All posts
Engineering

Predicate pushdown, explained simply

How moving filters closer to storage turned a 90-second query into an 8-second one — without buying a single extra server.

9 min read#Databases#Performance#Rust
Predicate pushdown, explained simply

The cheapest data to process is the data you never read. Predicate pushdown is the discipline of deciding what to skip as early as physically possible.

Where the time actually goes

In a columnar warehouse, most query time is spent moving bytes off disk and across the network. If a filter can eliminate a row group before it is ever read, that is pure saved cost.

Parquet stores min/max statistics per row group and page.
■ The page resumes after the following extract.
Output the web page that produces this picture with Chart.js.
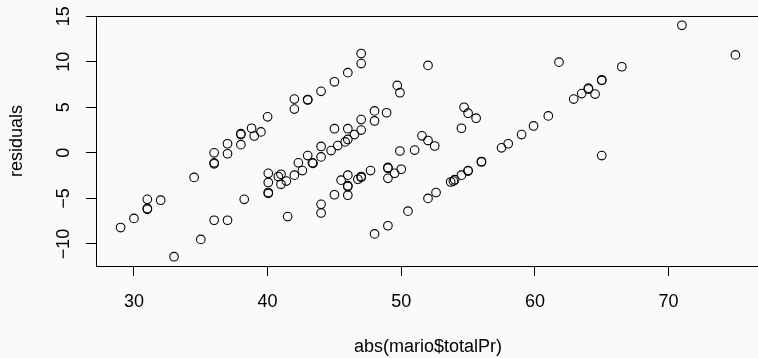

A query for orders > $1,000 can skip any block whose maximum is below that threshold — often most of the file.

Pushing the filter down the stack

The trick is teaching every layer — planner, scanner, storage — to honor the predicate instead of re-checking it at the top. Each layer that drops rows early shrinks the work for everything above it.

  • Planner: rewrite the query so filters bind to scans.
  • Scanner: use statistics to skip row groups and pages.
  • Execution: evaluate remaining filters vectorized, in batches.

The payoff

On a 4 PB warehouse, pushdown took a representative dashboard query from 90 seconds to under 8 — with the exact same hardware.